After creating Adam, God said “good.” After creating Eve with Adam, God said “very good.” That is God’s permanent verdict on people — expressed at the peak of creation.
God is unchanging. He can’t call the world bad after calling it good without contradicting himself. That’s why Jesus said “love your enemy.” God continues treating fallen humanity as “very good” because he can’t do otherwise while remaining himself.
The “live as if” principle: People aren’t actually that good — because of the fall. But the solution isn’t to lower expectations or just “tolerate” people. It’s the addiction recovery concept: live as if. Treat bad people as if they were good.
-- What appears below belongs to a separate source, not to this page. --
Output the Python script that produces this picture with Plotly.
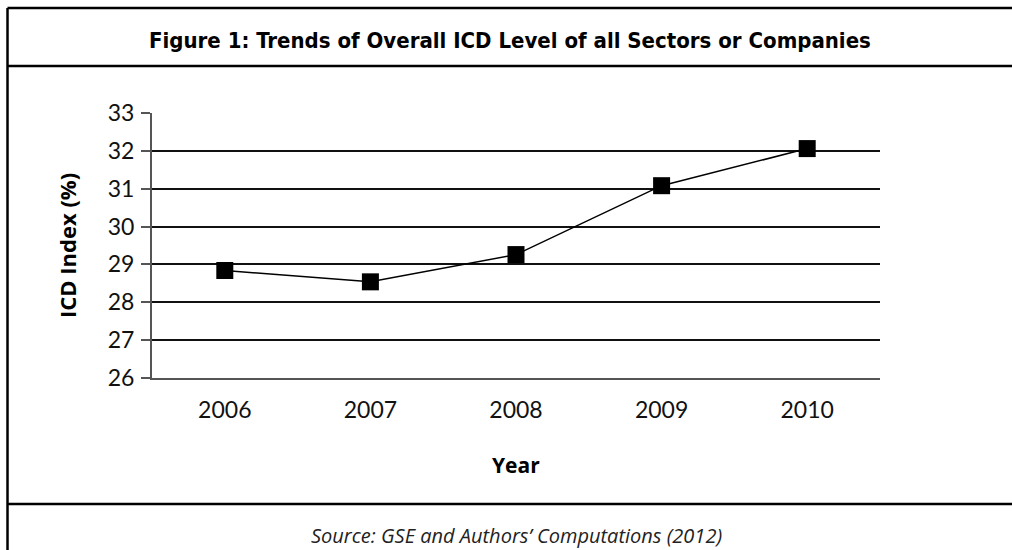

This isn’t naive. It’s spiritually accurate. The fall covered their original nature; it didn’t destroy it. “Live as if” is treating the real person, not the fallen person.
The blocking condition: “If I dislike anyone, God cannot work through me.” (True Father’s self-discipline) The logic is exact: God’s posture toward everyone is love. If your posture toward someone isn’t love, you’re temporarily out of alignment with God’s channel. You become God’s instrument the moment you restore that posture.
Practical implication for community: Communities carry old stories about “bad” people for 10–20 years. Three pastors in a row all know the same stories. The stories calcify. The instruction is direct: let it go, treat them as if they were good. What you focus on grows.